Lenders will not be allowed to unilaterally terminate their repo contracts and seize the collateral, as they would normally be able to do when a repo borrower files bankruptcy.
Some analysts claim that the right to terminate repo contracts without fear of getting caught up in a bankruptcy proceeding let lenders ignore risk. It meant they had no skin in the game. It encouraged them to withdraw from the repo market in 2007 and 2008, because they didn’t have to care if their actions forced a company into bankruptcy.
The credit crisis that then developed, when the repo market dried up, was the main reason for the government bailout of the banks in 2008, regulators have said. Some economists are calling it a repo run on the banks, similar to depositor runs on banks 100 years ago.
The FDIC claims its plan could have helped prevent that panic, by giving repo lenders confidence that their deals will be honored.
The very availability of a comprehensive resolution system that sets forth in advance the rules under which the government will act following the appointment of a receiver could have helped to prevent a “run on the bank” and the resulting financial instability.
The FDIC has been successfully unwinding insolvent commercial banks and thrifts for many years. But a systemically important financial institution, by definition, is going to be much bigger, far more complicated, international in scope and interwoven with others through thousands of transactions.
The largest institution the FDIC has ever taken over was Seattle-based Washington Mutual Bank, which the FDIC seized Sept. 25, 2008. It had $310 billion in assets. The largest banks likely to be deemed “systemically important financial institutions” by the Financial Stability Oversight Council have $2 trillion in assets: Bank of America, JP Morgan Chase and Citigroup.
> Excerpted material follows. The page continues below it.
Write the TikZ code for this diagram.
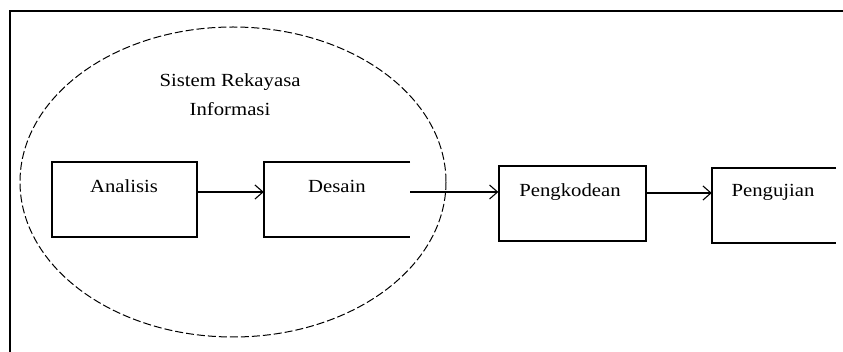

Critics like MIT professor Simon Johnson think the U.S. Treasury Department and the Federal Reserve will not let a systemically important financial institution fail, even with the FDIC in the wings ready to take over.
Other observers, like the New York finance lawyer who blogs at Economics of Contempt, think regulators will let systemically important financial institutions fail, believe the FDIC can unwind them, and point out that the Dodd-Frank Act requires it.
The FDIC’s April 18 report does not talk about repurchase agreements. Instead, it talks about qualified financial contracts, which it says includes repos, securities contracts, commodities contracts, forwards contracts, swaps, and any similar agreements.
It calls the temporary workout bank a bridge bank.
From the report:
A complex, systemic financial company can hold very large positions in qualified financial contracts, often involving numerous counterparties and back-to-back trades, some of which may be opaque and incompletely documented.
A disorderly unwinding of such contracts triggered by an event of insolvency, as each counterparty races to unwind and cover unhedged positions, can cause a tremendous loss of value, especially if lightly traded collateral covering a trade is sold into an artificially depressed, unstable market.
Such disorderly unwinding can have severe negative consequences for the financial company, its creditors, its counterparties, and the financial stability of the United States.
In contrast, the Dodd-Frank Act expressly permits the FDIC to transfer qualified financial contracts to a solvent financial institution (an acquiring investor) or to a bridge financial company.
In such a case, counterparties are prohibited from terminating their contracts and liquidating and netting out their positions on the grounds of an event of insolvency.
The receiver’s ability to transfer qualified financial contracts to a third party in order for the contracts to continue according to their terms—notwithstanding the debtor company’s insolvency—provides market certainty and stability and preserves the value represented by the contracts.